• Exercise goal: Word for word, give the material below again, minus any images.
•••
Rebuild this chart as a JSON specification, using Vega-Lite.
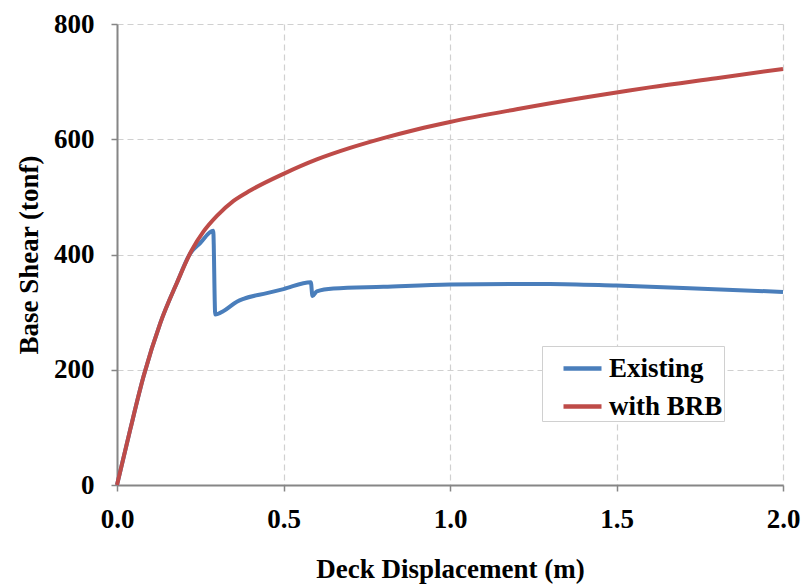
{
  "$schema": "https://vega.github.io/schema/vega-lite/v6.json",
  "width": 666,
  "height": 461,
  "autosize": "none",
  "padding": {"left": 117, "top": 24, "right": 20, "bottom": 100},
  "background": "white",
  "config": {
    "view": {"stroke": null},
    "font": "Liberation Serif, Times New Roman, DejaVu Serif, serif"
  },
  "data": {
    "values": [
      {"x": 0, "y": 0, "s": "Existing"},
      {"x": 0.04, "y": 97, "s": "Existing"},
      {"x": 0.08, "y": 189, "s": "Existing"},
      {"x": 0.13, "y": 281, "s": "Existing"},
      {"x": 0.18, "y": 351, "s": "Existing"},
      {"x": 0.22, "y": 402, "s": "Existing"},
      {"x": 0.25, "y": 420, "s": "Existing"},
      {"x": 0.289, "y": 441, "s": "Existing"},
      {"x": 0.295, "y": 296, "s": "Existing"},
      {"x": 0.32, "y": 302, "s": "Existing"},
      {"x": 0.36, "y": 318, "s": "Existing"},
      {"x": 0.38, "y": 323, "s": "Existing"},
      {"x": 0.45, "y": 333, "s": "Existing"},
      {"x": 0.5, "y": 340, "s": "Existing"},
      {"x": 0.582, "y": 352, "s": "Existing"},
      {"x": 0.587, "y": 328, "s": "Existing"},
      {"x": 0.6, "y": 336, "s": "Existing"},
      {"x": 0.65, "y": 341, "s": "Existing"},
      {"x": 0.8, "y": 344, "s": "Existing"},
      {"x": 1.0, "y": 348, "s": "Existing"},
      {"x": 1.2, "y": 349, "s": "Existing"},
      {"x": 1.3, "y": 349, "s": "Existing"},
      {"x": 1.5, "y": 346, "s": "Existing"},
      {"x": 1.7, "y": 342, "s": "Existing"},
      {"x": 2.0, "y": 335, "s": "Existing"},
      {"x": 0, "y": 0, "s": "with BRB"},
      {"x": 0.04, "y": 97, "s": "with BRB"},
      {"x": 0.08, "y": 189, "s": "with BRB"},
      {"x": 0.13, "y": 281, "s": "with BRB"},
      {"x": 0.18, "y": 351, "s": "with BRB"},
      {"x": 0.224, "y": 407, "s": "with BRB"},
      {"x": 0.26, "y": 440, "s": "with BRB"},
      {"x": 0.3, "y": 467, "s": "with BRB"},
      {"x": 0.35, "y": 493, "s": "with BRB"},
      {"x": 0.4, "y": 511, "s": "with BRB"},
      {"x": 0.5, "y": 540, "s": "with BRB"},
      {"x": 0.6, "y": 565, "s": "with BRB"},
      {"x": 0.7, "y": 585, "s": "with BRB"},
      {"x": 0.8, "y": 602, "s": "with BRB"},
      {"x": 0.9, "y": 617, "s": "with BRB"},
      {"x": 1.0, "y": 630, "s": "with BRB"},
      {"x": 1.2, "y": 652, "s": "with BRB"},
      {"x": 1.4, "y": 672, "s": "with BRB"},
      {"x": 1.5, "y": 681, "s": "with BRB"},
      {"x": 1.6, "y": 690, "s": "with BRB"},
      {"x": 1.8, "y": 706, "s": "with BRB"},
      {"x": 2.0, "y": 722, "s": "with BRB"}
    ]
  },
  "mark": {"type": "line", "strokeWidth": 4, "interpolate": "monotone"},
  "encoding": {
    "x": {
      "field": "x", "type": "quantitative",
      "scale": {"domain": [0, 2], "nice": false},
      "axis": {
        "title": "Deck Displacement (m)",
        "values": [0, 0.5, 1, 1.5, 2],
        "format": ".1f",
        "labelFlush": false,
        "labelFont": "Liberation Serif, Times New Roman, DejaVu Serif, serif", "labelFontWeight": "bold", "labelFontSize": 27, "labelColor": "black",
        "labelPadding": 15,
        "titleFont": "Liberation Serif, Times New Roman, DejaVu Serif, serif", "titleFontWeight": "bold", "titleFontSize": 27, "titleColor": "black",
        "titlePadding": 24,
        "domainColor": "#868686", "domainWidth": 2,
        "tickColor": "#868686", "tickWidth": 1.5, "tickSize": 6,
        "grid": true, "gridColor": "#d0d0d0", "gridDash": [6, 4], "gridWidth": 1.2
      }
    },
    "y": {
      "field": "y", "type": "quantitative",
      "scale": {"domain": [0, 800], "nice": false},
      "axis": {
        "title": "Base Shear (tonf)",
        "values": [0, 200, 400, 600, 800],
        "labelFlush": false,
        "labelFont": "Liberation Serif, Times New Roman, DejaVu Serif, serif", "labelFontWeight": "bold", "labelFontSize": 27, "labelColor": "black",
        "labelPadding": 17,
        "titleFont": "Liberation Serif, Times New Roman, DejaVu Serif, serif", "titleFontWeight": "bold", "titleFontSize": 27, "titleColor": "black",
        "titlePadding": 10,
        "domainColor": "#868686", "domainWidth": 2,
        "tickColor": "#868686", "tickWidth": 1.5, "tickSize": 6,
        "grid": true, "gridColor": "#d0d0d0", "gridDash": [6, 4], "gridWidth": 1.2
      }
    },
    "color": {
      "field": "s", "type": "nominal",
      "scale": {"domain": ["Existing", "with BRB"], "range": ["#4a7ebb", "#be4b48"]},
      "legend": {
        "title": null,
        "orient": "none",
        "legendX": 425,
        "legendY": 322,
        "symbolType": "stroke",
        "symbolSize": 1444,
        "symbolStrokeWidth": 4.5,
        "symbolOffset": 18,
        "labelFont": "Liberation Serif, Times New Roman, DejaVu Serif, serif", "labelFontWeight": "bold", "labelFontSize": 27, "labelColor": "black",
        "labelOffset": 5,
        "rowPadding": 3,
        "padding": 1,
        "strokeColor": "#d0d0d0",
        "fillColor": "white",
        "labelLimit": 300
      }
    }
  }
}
•••
• Output below:
Rebuild this chart as a JSON specification, using Vega-Lite.
{
  "$schema": "https://vega.github.io/schema/vega-lite/v6.json",
  "width": 666,
  "height": 461,
  "autosize": "none",
  "padding": {"left": 117, "top": 24, "right": 20, "bottom": 100},
  "background": "white",
  "config": {
    "view": {"stroke": null},
    "font": "Liberation Serif, Times New Roman, DejaVu Serif, serif"
  },
  "data": {
    "values": [
      {"x": 0, "y": 0, "s": "Existing"},
      {"x": 0.04, "y": 97, "s": "Existing"},
      {"x": 0.08, "y": 189, "s": "Existing"},
      {"x": 0.13, "y": 281, "s": "Existing"},
      {"x": 0.18, "y": 351, "s": "Existing"},
      {"x": 0.22, "y": 402, "s": "Existing"},
      {"x": 0.25, "y": 420, "s": "Existing"},
      {"x": 0.289, "y": 441, "s": "Existing"},
      {"x": 0.295, "y": 296, "s": "Existing"},
      {"x": 0.32, "y": 302, "s": "Existing"},
      {"x": 0.36, "y": 318, "s": "Existing"},
      {"x": 0.38, "y": 323, "s": "Existing"},
      {"x": 0.45, "y": 333, "s": "Existing"},
      {"x": 0.5, "y": 340, "s": "Existing"},
      {"x": 0.582, "y": 352, "s": "Existing"},
      {"x": 0.587, "y": 328, "s": "Existing"},
      {"x": 0.6, "y": 336, "s": "Existing"},
      {"x": 0.65, "y": 341, "s": "Existing"},
      {"x": 0.8, "y": 344, "s": "Existing"},
      {"x": 1.0, "y": 348, "s": "Existing"},
      {"x": 1.2, "y": 349, "s": "Existing"},
      {"x": 1.3, "y": 349, "s": "Existing"},
      {"x": 1.5, "y": 346, "s": "Existing"},
      {"x": 1.7, "y": 342, "s": "Existing"},
      {"x": 2.0, "y": 335, "s": "Existing"},
      {"x": 0, "y": 0, "s": "with BRB"},
      {"x": 0.04, "y": 97, "s": "with BRB"},
      {"x": 0.08, "y": 189, "s": "with BRB"},
      {"x": 0.13, "y": 281, "s": "with BRB"},
      {"x": 0.18, "y": 351, "s": "with BRB"},
      {"x": 0.224, "y": 407, "s": "with BRB"},
      {"x": 0.26, "y": 440, "s": "with BRB"},
      {"x": 0.3, "y": 467, "s": "with BRB"},
      {"x": 0.35, "y": 493, "s": "with BRB"},
      {"x": 0.4, "y": 511, "s": "with BRB"},
      {"x": 0.5, "y": 540, "s": "with BRB"},
      {"x": 0.6, "y": 565, "s": "with BRB"},
      {"x": 0.7, "y": 585, "s": "with BRB"},
      {"x": 0.8, "y": 602, "s": "with BRB"},
      {"x": 0.9, "y": 617, "s": "with BRB"},
      {"x": 1.0, "y": 630, "s": "with BRB"},
      {"x": 1.2, "y": 652, "s": "with BRB"},
      {"x": 1.4, "y": 672, "s": "with BRB"},
      {"x": 1.5, "y": 681, "s": "with BRB"},
      {"x": 1.6, "y": 690, "s": "with BRB"},
      {"x": 1.8, "y": 706, "s": "with BRB"},
      {"x": 2.0, "y": 722, "s": "with BRB"}
    ]
  },
  "mark": {"type": "line", "strokeWidth": 4, "interpolate": "monotone"},
  "encoding": {
    "x": {
      "field": "x", "type": "quantitative",
      "scale": {"domain": [0, 2], "nice": false},
      "axis": {
        "title": "Deck Displacement (m)",
        "values": [0, 0.5, 1, 1.5, 2],
        "format": ".1f",
        "labelFlush": false,
        "labelFont": "Liberation Serif, Times New Roman, DejaVu Serif, serif", "labelFontWeight": "bold", "labelFontSize": 27, "labelColor": "black",
        "labelPadding": 15,
        "titleFont": "Liberation Serif, Times New Roman, DejaVu Serif, serif", "titleFontWeight": "bold", "titleFontSize": 27, "titleColor": "black",
        "titlePadding": 24,
        "domainColor": "#868686", "domainWidth": 2,
        "tickColor": "#868686", "tickWidth": 1.5, "tickSize": 6,
        "grid": true, "gridColor": "#d0d0d0", "gridDash": [6, 4], "gridWidth": 1.2
      }
    },
    "y": {
      "field": "y", "type": "quantitative",
      "scale": {"domain": [0, 800], "nice": false},
      "axis": {
        "title": "Base Shear (tonf)",
        "values": [0, 200, 400, 600, 800],
        "labelFlush": false,
        "labelFont": "Liberation Serif, Times New Roman, DejaVu Serif, serif", "labelFontWeight": "bold", "labelFontSize": 27, "labelColor": "black",
        "labelPadding": 17,
        "titleFont": "Liberation Serif, Times New Roman, DejaVu Serif, serif", "titleFontWeight": "bold", "titleFontSize": 27, "titleColor": "black",
        "titlePadding": 10,
        "domainColor": "#868686", "domainWidth": 2,
        "tickColor": "#868686", "tickWidth": 1.5, "tickSize": 6,
        "grid": true, "gridColor": "#d0d0d0", "gridDash": [6, 4], "gridWidth": 1.2
      }
    },
    "color": {
      "field": "s", "type": "nominal",
      "scale": {"domain": ["Existing", "with BRB"], "range": ["#4a7ebb", "#be4b48"]},
      "legend": {
        "title": null,
        "orient": "none",
        "legendX": 425,
        "legendY": 322,
        "symbolType": "stroke",
        "symbolSize": 1444,
        "symbolStrokeWidth": 4.5,
        "symbolOffset": 18,
        "labelFont": "Liberation Serif, Times New Roman, DejaVu Serif, serif", "labelFontWeight": "bold", "labelFontSize": 27, "labelColor": "black",
        "labelOffset": 5,
        "rowPadding": 3,
        "padding": 1,
        "strokeColor": "#d0d0d0",
        "fillColor": "white",
        "labelLimit": 300
      }
    }
  }
}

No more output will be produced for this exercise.